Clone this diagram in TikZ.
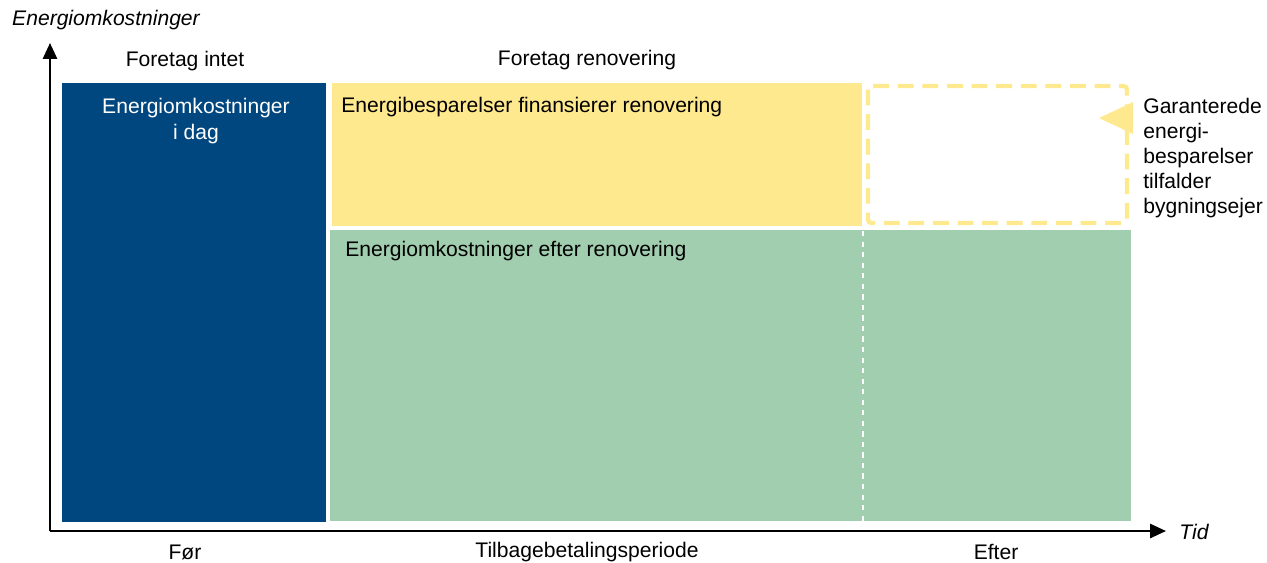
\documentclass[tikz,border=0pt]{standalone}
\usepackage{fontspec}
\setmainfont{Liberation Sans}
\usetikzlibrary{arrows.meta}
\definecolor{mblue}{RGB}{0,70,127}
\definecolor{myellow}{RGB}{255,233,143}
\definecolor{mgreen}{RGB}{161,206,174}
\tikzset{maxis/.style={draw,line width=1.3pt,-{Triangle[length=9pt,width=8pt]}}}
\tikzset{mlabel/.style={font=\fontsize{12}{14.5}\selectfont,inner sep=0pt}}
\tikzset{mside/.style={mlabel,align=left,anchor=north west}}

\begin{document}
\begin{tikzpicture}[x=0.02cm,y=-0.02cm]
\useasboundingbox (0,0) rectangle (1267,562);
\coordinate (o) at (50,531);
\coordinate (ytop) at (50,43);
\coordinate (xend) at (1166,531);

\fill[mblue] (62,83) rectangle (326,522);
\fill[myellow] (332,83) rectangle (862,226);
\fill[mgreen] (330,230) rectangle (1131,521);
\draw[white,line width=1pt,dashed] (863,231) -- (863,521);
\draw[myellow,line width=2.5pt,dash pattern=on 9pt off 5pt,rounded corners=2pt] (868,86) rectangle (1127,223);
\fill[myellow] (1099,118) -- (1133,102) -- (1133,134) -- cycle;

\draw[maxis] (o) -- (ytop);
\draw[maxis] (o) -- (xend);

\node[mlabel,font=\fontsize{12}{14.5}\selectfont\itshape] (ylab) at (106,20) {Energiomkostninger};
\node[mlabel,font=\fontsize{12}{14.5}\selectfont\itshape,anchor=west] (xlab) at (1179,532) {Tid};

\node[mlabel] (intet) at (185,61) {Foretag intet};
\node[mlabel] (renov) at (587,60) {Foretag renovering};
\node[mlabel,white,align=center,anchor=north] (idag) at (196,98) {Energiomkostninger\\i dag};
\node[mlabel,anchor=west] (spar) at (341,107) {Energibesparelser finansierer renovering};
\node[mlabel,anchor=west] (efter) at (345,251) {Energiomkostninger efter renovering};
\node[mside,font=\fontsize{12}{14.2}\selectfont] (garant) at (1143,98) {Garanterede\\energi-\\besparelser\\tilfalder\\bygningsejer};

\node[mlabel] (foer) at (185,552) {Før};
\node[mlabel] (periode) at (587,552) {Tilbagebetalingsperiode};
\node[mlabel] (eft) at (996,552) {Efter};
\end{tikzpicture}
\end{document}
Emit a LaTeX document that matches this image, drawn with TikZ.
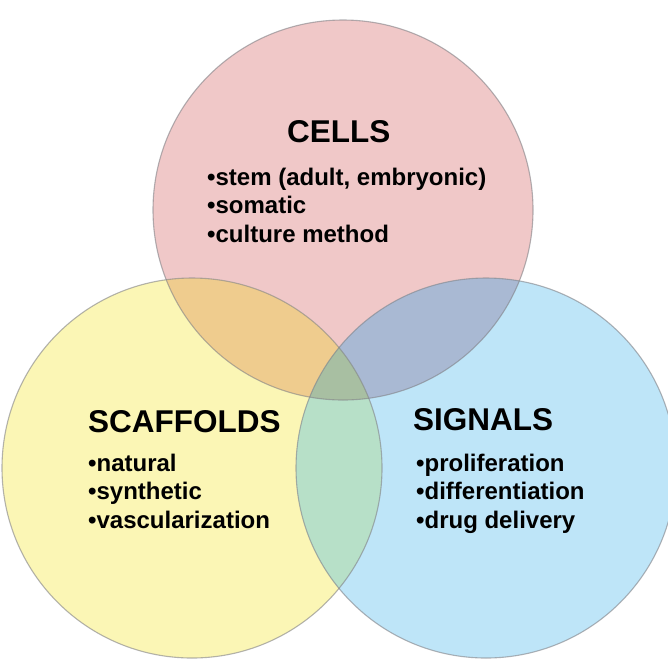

=====

EXERCISE BRIEF: From the records given above, reproduce all text exactly and exclude each picture.

EXERCISE RESPONSE:
Clone this diagram in TikZ.
\documentclass[tikz,border=0pt]{standalone}
\usepackage{fontspec}
\setmainfont{Liberation Sans}
\usetikzlibrary{arrows.meta}
\definecolor{mblue}{RGB}{0,70,127}
\definecolor{myellow}{RGB}{255,233,143}
\definecolor{mgreen}{RGB}{161,206,174}
\tikzset{maxis/.style={draw,line width=1.3pt,-{Triangle[length=9pt,width=8pt]}}}
\tikzset{mlabel/.style={font=\fontsize{12}{14.5}\selectfont,inner sep=0pt}}
\tikzset{mside/.style={mlabel,align=left,anchor=north west}}

\begin{document}
\begin{tikzpicture}[x=0.02cm,y=-0.02cm]
\useasboundingbox (0,0) rectangle (1267,562);
\coordinate (o) at (50,531);
\coordinate (ytop) at (50,43);
\coordinate (xend) at (1166,531);

\fill[mblue] (62,83) rectangle (326,522);
\fill[myellow] (332,83) rectangle (862,226);
\fill[mgreen] (330,230) rectangle (1131,521);
\draw[white,line width=1pt,dashed] (863,231) -- (863,521);
\draw[myellow,line width=2.5pt,dash pattern=on 9pt off 5pt,rounded corners=2pt] (868,86) rectangle (1127,223);
\fill[myellow] (1099,118) -- (1133,102) -- (1133,134) -- cycle;

\draw[maxis] (o) -- (ytop);
\draw[maxis] (o) -- (xend);

\node[mlabel,font=\fontsize{12}{14.5}\selectfont\itshape] (ylab) at (106,20) {Energiomkostninger};
\node[mlabel,font=\fontsize{12}{14.5}\selectfont\itshape,anchor=west] (xlab) at (1179,532) {Tid};

\node[mlabel] (intet) at (185,61) {Foretag intet};
\node[mlabel] (renov) at (587,60) {Foretag renovering};
\node[mlabel,white,align=center,anchor=north] (idag) at (196,98) {Energiomkostninger\\i dag};
\node[mlabel,anchor=west] (spar) at (341,107) {Energibesparelser finansierer renovering};
\node[mlabel,anchor=west] (efter) at (345,251) {Energiomkostninger efter renovering};
\node[mside,font=\fontsize{12}{14.2}\selectfont] (garant) at (1143,98) {Garanterede\\energi-\\besparelser\\tilfalder\\bygningsejer};

\node[mlabel] (foer) at (185,552) {Før};
\node[mlabel] (periode) at (587,552) {Tilbagebetalingsperiode};
\node[mlabel] (eft) at (996,552) {Efter};
\end{tikzpicture}
\end{document}
Emit a LaTeX document that matches this image, drawn with TikZ.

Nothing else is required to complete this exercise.